For those of you who think that voting for the “rich guys” is going to make you part of their club, that ‘poverty by assoication’ is what you get when you vote for financial reform and ensuring those at the top pay their fair share, I am pleading with you–consider, well, me. I am one of the good guys. I am trying my damndest to education our children. I want our children to be able to articulate why they want to work for your company. I want our children to help make the world better, be it a software engineer, doctor, performance artist, writer, or risk analyst. Don’t believe the bully-spin.

We teachers all know of students whose parents have more than they can handle now. Single moms, more than three children, high unemployment, and their children begin to run feral. They entertain themselves by filming students fighting, or worse. They entertain themselves by manipulating their peers, and using technology to devastate each other. They use media to propogate hate and lies.

Wonder where they learn it?

So, I am going to do some thinking outside of my five-mile patch, and see if I can do some world-changing, too.

 

Addendum:

Of course, pondering the woulda-couldas, I realized this post was even leaning too much to the bleeding heart side, even for me. I had the chance to review it with my respected friend, who is a genius economics smarty-pants. I do not want to paint too broad of a stroke over the word “greed.” We can point to specific causes, for example the repeal of the Glass-Steagal act. 

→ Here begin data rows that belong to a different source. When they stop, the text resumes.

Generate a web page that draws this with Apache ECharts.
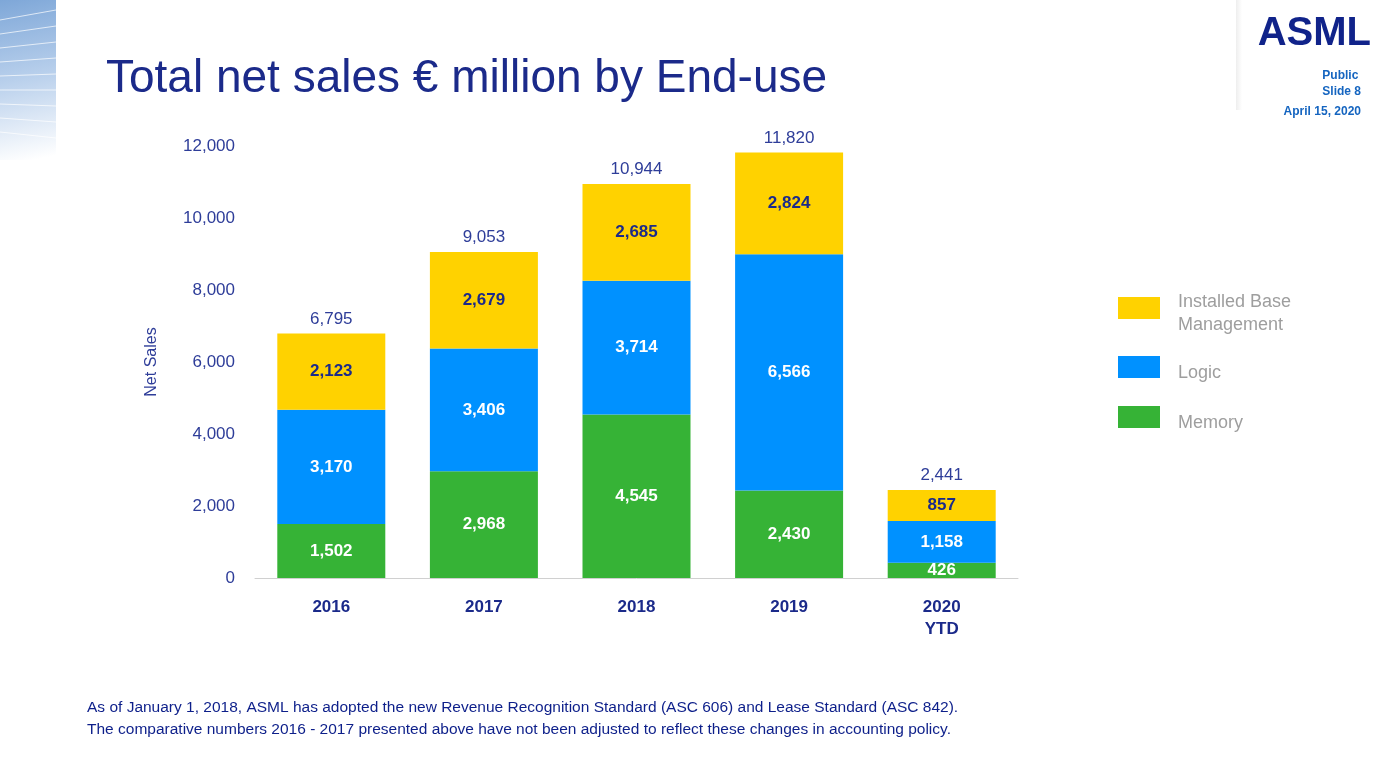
<!DOCTYPE html>
<html><head><meta charset="utf-8">
<script src="https://cdn.jsdelivr.net/npm/echarts@6/dist/echarts.min.js"></script>
<style>html,body{margin:0;padding:0;background:#fff}#c{width:1387px;height:780px}</style>
</head><body><div id="c"></div>
<script>
const categories = ['2016','2017','2018','2019','2020\nYTD'];
const memory = [1502, 2968, 4545, 2430, 426];
const logic = [3170, 3406, 3714, 6566, 1158];
const ibm = [2123, 2679, 2685, 2824, 857];
const totals = [6795, 9053, 10944, 11820, 2441];
const seriesNames = ['Installed Base\nManagement','Logic','Memory'];
const seriesColors = ['#ffd200','#0091ff','#36b336'];

const fmt = v => v.toLocaleString('en-US');
const navy = '#1b2a8a';
const F = '"Liberation Sans", Arial, sans-serif';
const legendTops = [297, 356, 406];
const textTops = [291, 362, 412];
const legendGraphics = [];
seriesNames.forEach((n,i)=>{
  legendGraphics.push({type:'rect', left:1118, top:legendTops[i], shape:{width:42,height:22}, style:{fill:seriesColors[i]}});
  legendGraphics.push({type:'text', left:1178, top:textTops[i], style:{text:n, fill:'#9e9e9e', font:'18px '+F, lineHeight:23}});
});
const lines = [];
for (let i=0;i<9;i++) lines.push({type:'line', shape:{x1:0,y1:20+i*14,x2:56,y2:10+i*16}, style:{stroke:'rgba(255,255,255,0.7)', lineWidth:1}});
const chart = echarts.init(document.getElementById('c'));
chart.setOption({
  backgroundColor: '#fff',
  textStyle: {fontFamily: 'Liberation Sans'},
  graphic: [
    {type:'rect', left:0, top:0, shape:{width:56, height:160}, style:{fill:{type:'linear',x:0,y:0,x2:0.6,y2:1,colorStops:[{offset:0,color:'#7ea7d8'},{offset:0.5,color:'#b9d0ec'},{offset:1,color:'#ffffff'}]}}},
    ...lines,
    {type:'rect', left:1236, top:0, shape:{width:6, height:110}, style:{fill:{type:'linear',x:0,y:0,x2:1,y2:0,colorStops:[{offset:0,color:'#eeeeee'},{offset:1,color:'#ffffff'}]}}},
    {type:'text', left:106, top:56, style:{text:'Total net sales € million by End-use', fill:navy, font:'46px '+F}},
    {type:'text', right:16, top:14, style:{text:'ASML', fill:'#10238a', font:'900 40px '+F}},
    {type:'text', right:26, top:68, style:{text:'Public\nSlide 8', fill:'#1565c0', font:'bold 12px '+F, align:'right', lineHeight:16}},
    {type:'text', right:26, top:106, style:{text:'April 15, 2020', fill:'#1565c0', font:'bold 12px '+F, align:'right'}},
    {type:'text', left:87, top:697, style:{text:'As of January 1, 2018, ASML has adopted the new Revenue Recognition Standard (ASC 606) and Lease Standard (ASC 842).\nThe comparative numbers 2016 - 2017 presented above have not been adjusted to reflect these changes in accounting policy.', fill:'#0d1f8a', font:'15.5px '+F, lineHeight:22}},
    ...legendGraphics
  ],
  grid: {left:255, right:369, top:146, bottom:202},
  xAxis: {type:'category', data:categories,
    axisLine:{lineStyle:{color:'#d0d0d0'}}, axisTick:{show:false},
    axisLabel:{color:navy, fontWeight:'bold', fontSize:17, margin:18, lineHeight:22}},
  yAxis: {type:'value', min:0, max:12000, interval:2000,
    name:'Net Sales', nameLocation:'middle', nameGap:95, nameRotate:90,
    nameTextStyle:{color:'#2e3d99', fontSize:16},
    splitLine:{show:false}, axisLine:{show:false}, axisTick:{show:false},
    axisLabel:{color:'#2e3d99', fontSize:17, margin:20, formatter:v=>fmt(v)}},
  series: [
    {name:'Memory', type:'bar', stack:'s', barWidth:108, data:memory, itemStyle:{color:seriesColors[2]},
      label:{show:true, color:'#fff', fontWeight:'bold', fontSize:17, formatter:p=>fmt(p.value)}},
    {name:'Logic', type:'bar', stack:'s', data:logic, itemStyle:{color:seriesColors[1]},
      label:{show:true, color:'#fff', fontWeight:'bold', fontSize:17, formatter:p=>fmt(p.value)}},
    {name:'Installed Base Management', type:'bar', stack:'s', data:ibm, itemStyle:{color:seriesColors[0]},
      label:{show:true, color:navy, fontWeight:'bold', fontSize:17, formatter:p=>fmt(p.value)}},
    {name:'total', type:'bar', stack:'s', data:totals.map(()=>0), itemStyle:{color:'transparent'},
      label:{show:true, position:'top', color:'#2e3d99', fontSize:17, distance:6, formatter:p=>fmt(totals[p.dataIndex])}}
  ]
});
</script></body></html>
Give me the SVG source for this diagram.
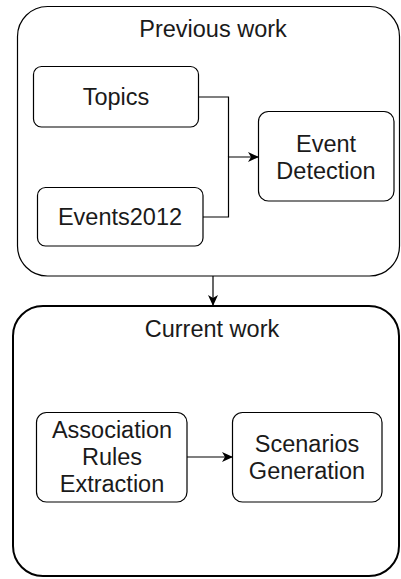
<svg xmlns="http://www.w3.org/2000/svg" width="401" height="579" viewBox="0 0 401 579">
<defs>
<style>
.box{fill:#fff;stroke:#000;stroke-width:1.2}
.outer{fill:#fff;stroke:#000;stroke-width:1.2}
.outer2{fill:#fff;stroke:#000;stroke-width:2}
text{font-family:"Liberation Sans",Arial,sans-serif;font-size:23.5px;fill:#1a1a1a;text-anchor:middle}
.conn{fill:none;stroke:#000;stroke-width:1.2}
</style>
<marker id="arr" markerWidth="12" markerHeight="10" refX="10" refY="5" orient="auto" markerUnits="userSpaceOnUse">
<path d="M0,0 L11,5 L0,10 L3,5 Z" fill="#000"/>
</marker>
</defs>
<g id="previous-work">
<rect class="outer" x="17.5" y="6.5" width="382" height="269.5" rx="30"/>
<text x="213" y="37">Previous work</text>
</g>
<g id="current-work">
<rect class="outer2" x="13" y="306" width="386" height="270" rx="30"/>
<text x="212" y="337">Current work</text>
</g>
<g id="topics">
<rect class="box" x="33.5" y="66.5" width="165" height="60.5" rx="8"/>
<text x="116" y="105">Topics</text>
</g>
<g id="events2012">
<rect class="box" x="37.5" y="187.5" width="165.5" height="58.5" rx="8"/>
<text x="120" y="225">Events2012</text>
</g>
<g id="event-detection">
<rect class="box" x="258.5" y="111.5" width="135.5" height="89.5" rx="10"/>
<text x="326" y="152">Event</text>
<text x="326" y="179">Detection</text>
</g>
<g id="association-rules">
<rect class="box" x="36.5" y="412.5" width="150.5" height="89.5" rx="10"/>
<text x="112" y="438">Association</text>
<text x="112" y="465">Rules</text>
<text x="112" y="492">Extraction</text>
</g>
<g id="scenarios-generation">
<rect class="box" x="232.5" y="412.5" width="149.5" height="89.5" rx="10"/>
<text x="307" y="452">Scenarios</text>
<text x="307" y="479">Generation</text>
</g>
<g id="connectors">
<path class="conn" d="M198.5,97 H228.5 V157"/>
<path class="conn" d="M203,217 H228.5 V157 H258" marker-end="url(#arr)"/>
<path class="conn" d="M213,276 V305" marker-end="url(#arr)"/>
<path class="conn" d="M187,457 H232" marker-end="url(#arr)"/>
</g>
</svg>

But–I am trying to pin down my point of all this: perhaps it’s while we’re all living our daily lives, trying to work, trying to raise families, trying to do whatever it is that brings us joy, we lose sight of our bigger goals. If I’m worried about my husband, and I’m worried about health benefits, then I’m worried if something happens to him, then I’m worried about trying to raise two sons on a teacher’s salary, then I’m worried I won’t be able to pay for their college, and so on, so that when things like the repeal of the Glass-Steagal acts happen, no one is on the watch, no one knows their history, and no one is there to try to keep it from repeating itself. This is squarely my opinion: the wealthiest want us to forget. They want us to not know. They want us to stay ignorant, so that we don’t say “Wait a red-hot minute!” They claim we are the bombastic, the audacious, the entitled and the ungrateful.

I just say –you’re breaking my heart, bleeding or not.